Dari beberapa contoh aktivitas perkembangan wilayah peri urban diatas sebenarnya permasalahan utama terletak seberapa jauh para stakeholder, terutama pemerintah mau menyadari bahwa perkembangan wilayah peri urban adalah sebuah keniscayaan yang akan menjadi wajah kota masa depan. Dengan adanya kesadaran inilah setiap pihak akan tergerak untuk lebih memperhatikan perkembangan kawasan peri-urbannya meskipun secara administrasi masuk dalam wilayah daerah lain.

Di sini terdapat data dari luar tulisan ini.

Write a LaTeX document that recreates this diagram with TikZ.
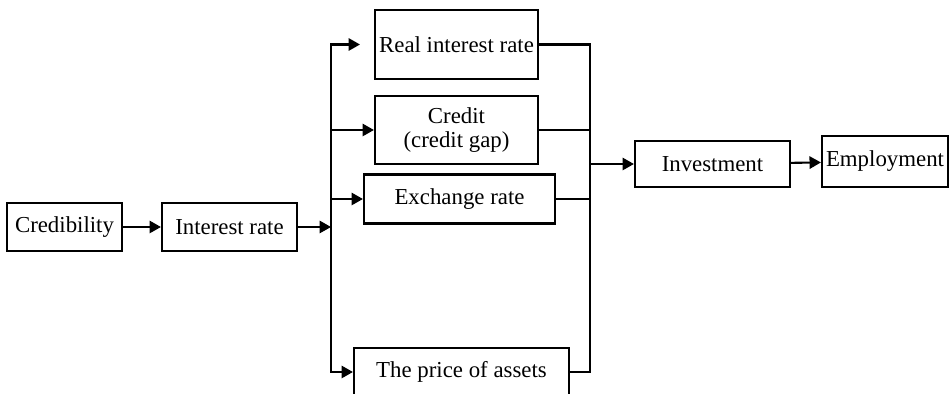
\documentclass[tikz,border=0pt]{standalone}
\usepackage{fontspec}
\setmainfont{Liberation Serif}
\usetikzlibrary{arrows.meta}
\begin{document}
\begin{tikzpicture}[x=0.02cm,y=-0.02cm,
    box/.style={draw,line width=1.2pt,inner sep=1pt,align=center,
      font=\fontsize{13pt}{13.6pt}\selectfont},
    link/.style={line width=1.2pt,-{Triangle[length=6.5pt,width=7pt]}},
    bus/.style={line width=1.2pt,line cap=rect}]
  \useasboundingbox (0,0) rectangle (950,394);
  \node[box,minimum width=115*0.02cm,minimum height=48*0.02cm] (cred) at (64.5,227) {Credibility};
  \node[box,minimum width=135*0.02cm,minimum height=48*0.02cm] (irate) at (229.5,227) {Interest rate};
  \node[box,minimum width=163*0.02cm,minimum height=69*0.02cm] (real) at (456.5,44.5) {Real interest rate};
  \node[box,minimum width=163*0.02cm,minimum height=68*0.02cm] (credit) at (456.5,130) {Credit\\(credit gap)};
  \node[box,minimum width=191*0.02cm,minimum height=49*0.02cm] (exch) at (459.5,199) {Exchange rate};
  \node[box,minimum width=215*0.02cm,minimum height=48*0.02cm] (price) at (461.5,372) {The price of assets};
  \node[box,minimum width=155*0.02cm,minimum height=46*0.02cm] (invest) at (712.5,164) {Investment};
  \node[box,minimum width=126*0.02cm,minimum height=51*0.02cm] (employ) at (885,161.5) {Employment};
  \coordinate (lbus) at (331,227);
  \coordinate (rbus) at (590,164);
  \coordinate (realtip) at (360,44.5);
  % left side
  \draw[link] (cred) -- (irate);
  \draw[link] (irate) -- (lbus);
  \draw[bus] (lbus |- real.west) -- (lbus |- price.west);
  \draw[link] (lbus |- real.west) -- (realtip);
  \draw[link] (lbus |- credit.west) -- (credit.west);
  \draw[link] (lbus |- exch.west) -- (exch.west);
  \draw[link] (lbus |- price.west) -- (price.west);
  % right side
  \draw[bus] (rbus |- real.east) -- (rbus |- price.east);
  \draw[bus] (real.east) -- (rbus |- real.east);
  \draw[bus] (credit.east) -- (rbus |- credit.east);
  \draw[bus] (exch.east) -- (rbus |- exch.east);
  \draw[bus] (price.east) -- (rbus |- price.east);
  \draw[link] (rbus) -- (invest);
  \draw[link] (invest) -- (employ);
\end{tikzpicture}
\end{document}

Dengan begitu, dapat kita tarik kesimpulan bahwa kawasan peri urban memerlukan perhatian khusus dalam menangani perkembangannya, dimana perlu adanya kejelasan arah pengembangan baik dari pihak pusat kota atau wilayah peri urbannya, untuk mewujudkan perannya sebagai bagian dari wajah kota di masa depan. Dengan adanya arah pengembangan yang baik, maka pengendalian perkembangan wilayah peri urban akan semakin tertata. Perlu adanya kesadaran berbagai pihak terkait dengan hal ini, dimana memang harusnya muncul kedewasaan antar wilayah untuk mau bekerja sama dalam upaya sinkronisasi perencanaan antar wilayah baik dalam bentuk forum koordinasi ataupun kebijakan antar daerah guna mewujudkan wajah kota di masa depan yang lebih baik.